Getting back to the rule in our house, how mom and I are expected to be honest with each other, that came into play last night. After dinner, I helped her clean up the kitchen as usual, and the two of us watched a movie on Netflix. It was kind of a warm night, so I removed my shirt, she was wearing a tube top and shorts. We sat on our couch, I had my arm around her. And about halfway through the movie, I paused it. Mom knew right off the bat there was something wrong. "Something the matter, dear?" she asked.
"I think I need to talk to you," I said, as I turned off both the Blu-Ray player we were using to watch Netflix, as well as the TV. "Something serious."
"What is it?" she asked.
"Something that's been bothering me for a while now," I said. "I know your rule, I can be myself in the privacy of our home, but it also means I have to be honest with you."
"Something you've been keeping from me?" she asked, pouting, as if she knew what I was going to say. "Could it be the crush you have on me?"

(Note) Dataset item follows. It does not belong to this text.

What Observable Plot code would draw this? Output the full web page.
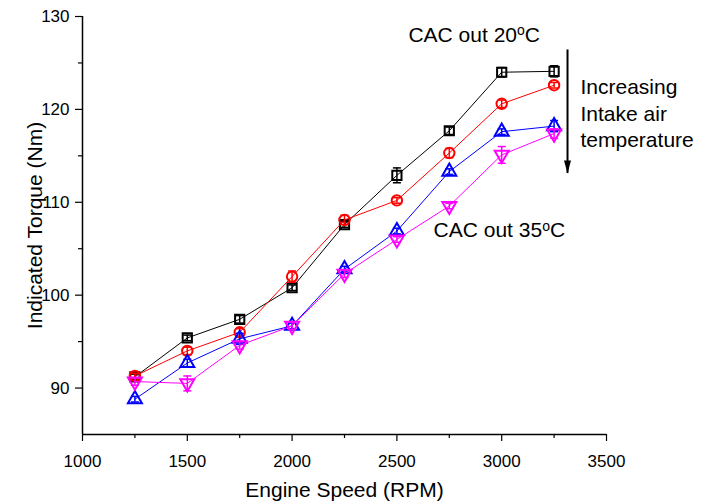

"How did you know?" I asked.
"I'm your mother," she said. "I can tell. Remember, I'm your mother, I know things about you that you probably don't know yourself. I just want to know, how long?"
"A few years," I said. "Since I was 16. Remember during my sophomore year, when I had that Friday off because of a faculty conference, we decided to spend the day on the beach. You had on that strapless bikini that most women in their 50s would have no business wearing, but for some reason, you pulled it off like it was made just for you. Anyways, when I saw you in that, I was thankful my shorts were a bit baggy, I didn't want you to see the rush of blood between my legs, if you know what I mean."